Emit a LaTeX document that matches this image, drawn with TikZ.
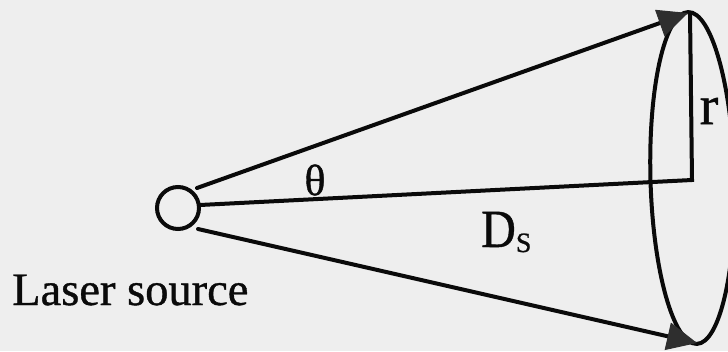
\documentclass[tikz,border=0pt]{standalone}
\usepackage{fontspec}
\setmainfont{Liberation Serif}
\newfontfamily\inkfont[FakeBold=0.8]{Liberation Serif}
\usetikzlibrary{arrows.meta}
\definecolor{paper}{HTML}{EEEEEE}
\definecolor{ink}{HTML}{0A0A0A}
\definecolor{tipc}{HTML}{2E2E2E}
\begin{document}
\begin{tikzpicture}[x=1pt,y=-1pt,
  lin/.style={line width=4pt, draw=ink, line cap=round},
  beam/.style={lin, -{Triangle[length=30pt,width=28pt,fill=tipc,color=tipc,line width=1pt]}},
  lbl/.style={inner sep=0pt, text=ink}]
\useasboundingbox (0,0) rectangle (728,351);
\clip (0,0) rectangle (728,351);
\fill[paper] (0,0) rectangle (728,351);
\node[lin, circle, minimum size=42pt, inner sep=0pt] (src) at (178,208) {};
\coordinate (u0) at (197,188);
\coordinate (m0) at (200,205);
\coordinate (d0) at (198,229);
\coordinate (ttip) at (688,13);
\coordinate (btip) at (697,343);
\coordinate (ctr) at (692,180);
\coordinate (rtop) at (690,13);
\coordinate (ec) at (692.5,178);
\draw[lin, rotate around={1.5:(ec)}] (ec) ellipse [x radius=42, y radius=166];
\draw[beam] (u0) -- (ttip);
\draw[beam] (d0) -- (btip);
\draw[lin, line join=miter, line cap=butt] (m0) -- (ctr) -- (rtop);
\node[lbl, font=\inkfont\fontsize{44}{44}\selectfont] (th) at (315,180) {θ};
\node[lbl, font=\inkfont\fontsize{56}{56}\selectfont] (r) at (709,111) {r};
\node[lbl, anchor=base west, font=\inkfont\fontsize{48}{48}\selectfont] (ds) at (481,247) {\scalebox{1}[1.12]{D}\raisebox{-5pt}{\fontsize{28}{28}\selectfont S}};
\node[lbl, anchor=base west, font=\inkfont\fontsize{46.5}{46.5}\selectfont] (ls) at (12,305) {Laser source};
\end{tikzpicture}
\end{document}
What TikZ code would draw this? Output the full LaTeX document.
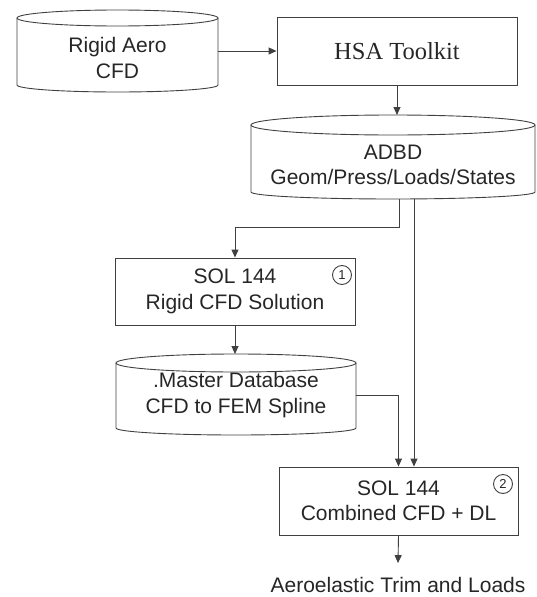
\documentclass[tikz,border=0pt]{standalone}
\usepackage{fontspec}
\setmainfont{Liberation Sans}
\newfontfamily\hsafont{Liberation Serif}
\usetikzlibrary{arrows.meta,calc}
\tikzset{
  ln/.style={line width=0.9pt, draw=black!75},
  arr/.style={ln, -{Triangle[length=8pt,width=7pt]}},
  txt/.style={font=\fontsize{21}{25.5}\selectfont, align=center, inner sep=0pt, text=black!85},
  boxn/.style={txt, ln, draw, rectangle},
  num/.style={circle, ln, draw, minimum size=19pt, inner sep=0pt, font=\fontsize{13}{13}\selectfont, text=black!85},
}
\newcommand\dbdrum[6]{%
  \draw[ln] (#1,#3) -- (#1,#4) arc[start angle=180,end angle=0,x radius={(#2-#1)/2},y radius=#6] -- (#2,#3);
  \draw[ln] ({(#1+#2)/2},#3) ellipse[x radius={(#2-#1)/2}, y radius=#5];
}
\begin{document}
\begin{tikzpicture}[x=1pt,y=-1pt]
\useasboundingbox (0,0) rectangle (536,597);
% cylinders
\dbdrum{17}{218}{18}{85}{8}{7}
\dbdrum{251}{535}{125}{192}{10}{7}
\dbdrum{116}{356}{363}{428}{9}{7}
% text of cylinders
\node[txt, minimum width=201pt] (rigid) at (117.5,58) {Rigid Aero\\CFD};
\node[txt, minimum width=284pt] (adbd) at (393,165) {ADBD\\Geom/Press/Loads/States};
\node[txt, minimum width=240pt] (master) at (236,395) {.Master Database\\CFD to FEM Spline};
\coordinate (adbdtop) at (398,115);
\coordinate (adbdbot) at (393,199);
\coordinate (mastertop) at (236,354);
% boxes
\node[boxn, minimum width=240pt, minimum height=68pt, font=\hsafont\fontsize{24.5}{28}\selectfont] (hsa) at (397,51) {HSA Toolkit};
\node[boxn, minimum width=240pt, minimum height=67pt] (sol1) at (235,291.5) {SOL 144\\Rigid CFD Solution};
\node[boxn, minimum width=239pt, minimum height=68pt] (sol2) at (398.5,501) {SOL 144\\Combined CFD + DL};
\node[num] (c1) at (342,275) {1};
\node[num] (c2) at (503,484) {2};
\node[txt] (out) at (398,585) {Aeroelastic Trim and Loads};
% connectors
\draw[arr] (rigid.east |- hsa.west) -- (hsa.west);
\draw[arr] (hsa.south) -- (hsa.south |- adbdtop);
\draw[arr] ([xshift=6pt]adbdbot) -- ++(0,28) -| (sol1.north);
\draw[arr] ([xshift=21pt]adbdbot) -- ([xshift=21pt]adbdbot |- sol2.north);
\draw[arr] (sol1.south) -- (sol1.south |- mastertop);
\draw[arr] (master.east) -| (sol2.north);
\draw[arr] (sol2.south) -- ([yshift=14pt]out.north);
\end{tikzpicture}
\end{document}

# WORK REQUIRED:
Return every line of the records exactly as given, pictures excluded.

# WRITTEN RESPONSE:
Emit a LaTeX document that matches this image, drawn with TikZ.
\documentclass[tikz,border=0pt]{standalone}
\usepackage{fontspec}
\setmainfont{Liberation Serif}
\newfontfamily\inkfont[FakeBold=0.8]{Liberation Serif}
\usetikzlibrary{arrows.meta}
\definecolor{paper}{HTML}{EEEEEE}
\definecolor{ink}{HTML}{0A0A0A}
\definecolor{tipc}{HTML}{2E2E2E}
\begin{document}
\begin{tikzpicture}[x=1pt,y=-1pt,
  lin/.style={line width=4pt, draw=ink, line cap=round},
  beam/.style={lin, -{Triangle[length=30pt,width=28pt,fill=tipc,color=tipc,line width=1pt]}},
  lbl/.style={inner sep=0pt, text=ink}]
\useasboundingbox (0,0) rectangle (728,351);
\clip (0,0) rectangle (728,351);
\fill[paper] (0,0) rectangle (728,351);
\node[lin, circle, minimum size=42pt, inner sep=0pt] (src) at (178,208) {};
\coordinate (u0) at (197,188);
\coordinate (m0) at (200,205);
\coordinate (d0) at (198,229);
\coordinate (ttip) at (688,13);
\coordinate (btip) at (697,343);
\coordinate (ctr) at (692,180);
\coordinate (rtop) at (690,13);
\coordinate (ec) at (692.5,178);
\draw[lin, rotate around={1.5:(ec)}] (ec) ellipse [x radius=42, y radius=166];
\draw[beam] (u0) -- (ttip);
\draw[beam] (d0) -- (btip);
\draw[lin, line join=miter, line cap=butt] (m0) -- (ctr) -- (rtop);
\node[lbl, font=\inkfont\fontsize{44}{44}\selectfont] (th) at (315,180) {θ};
\node[lbl, font=\inkfont\fontsize{56}{56}\selectfont] (r) at (709,111) {r};
\node[lbl, anchor=base west, font=\inkfont\fontsize{48}{48}\selectfont] (ds) at (481,247) {\scalebox{1}[1.12]{D}\raisebox{-5pt}{\fontsize{28}{28}\selectfont S}};
\node[lbl, anchor=base west, font=\inkfont\fontsize{46.5}{46.5}\selectfont] (ls) at (12,305) {Laser source};
\end{tikzpicture}
\end{document}
What TikZ code would draw this? Output the full LaTeX document.
\documentclass[tikz,border=0pt]{standalone}
\usepackage{fontspec}
\setmainfont{Liberation Sans}
\newfontfamily\hsafont{Liberation Serif}
\usetikzlibrary{arrows.meta,calc}
\tikzset{
  ln/.style={line width=0.9pt, draw=black!75},
  arr/.style={ln, -{Triangle[length=8pt,width=7pt]}},
  txt/.style={font=\fontsize{21}{25.5}\selectfont, align=center, inner sep=0pt, text=black!85},
  boxn/.style={txt, ln, draw, rectangle},
  num/.style={circle, ln, draw, minimum size=19pt, inner sep=0pt, font=\fontsize{13}{13}\selectfont, text=black!85},
}
\newcommand\dbdrum[6]{%
  \draw[ln] (#1,#3) -- (#1,#4) arc[start angle=180,end angle=0,x radius={(#2-#1)/2},y radius=#6] -- (#2,#3);
  \draw[ln] ({(#1+#2)/2},#3) ellipse[x radius={(#2-#1)/2}, y radius=#5];
}
\begin{document}
\begin{tikzpicture}[x=1pt,y=-1pt]
\useasboundingbox (0,0) rectangle (536,597);
% cylinders
\dbdrum{17}{218}{18}{85}{8}{7}
\dbdrum{251}{535}{125}{192}{10}{7}
\dbdrum{116}{356}{363}{428}{9}{7}
% text of cylinders
\node[txt, minimum width=201pt] (rigid) at (117.5,58) {Rigid Aero\\CFD};
\node[txt, minimum width=284pt] (adbd) at (393,165) {ADBD\\Geom/Press/Loads/States};
\node[txt, minimum width=240pt] (master) at (236,395) {.Master Database\\CFD to FEM Spline};
\coordinate (adbdtop) at (398,115);
\coordinate (adbdbot) at (393,199);
\coordinate (mastertop) at (236,354);
% boxes
\node[boxn, minimum width=240pt, minimum height=68pt, font=\hsafont\fontsize{24.5}{28}\selectfont] (hsa) at (397,51) {HSA Toolkit};
\node[boxn, minimum width=240pt, minimum height=67pt] (sol1) at (235,291.5) {SOL 144\\Rigid CFD Solution};
\node[boxn, minimum width=239pt, minimum height=68pt] (sol2) at (398.5,501) {SOL 144\\Combined CFD + DL};
\node[num] (c1) at (342,275) {1};
\node[num] (c2) at (503,484) {2};
\node[txt] (out) at (398,585) {Aeroelastic Trim and Loads};
% connectors
\draw[arr] (rigid.east |- hsa.west) -- (hsa.west);
\draw[arr] (hsa.south) -- (hsa.south |- adbdtop);
\draw[arr] ([xshift=6pt]adbdbot) -- ++(0,28) -| (sol1.north);
\draw[arr] ([xshift=21pt]adbdbot) -- ([xshift=21pt]adbdbot |- sol2.north);
\draw[arr] (sol1.south) -- (sol1.south |- mastertop);
\draw[arr] (master.east) -| (sol2.north);
\draw[arr] (sol2.south) -- ([yshift=14pt]out.north);
\end{tikzpicture}
\end{document}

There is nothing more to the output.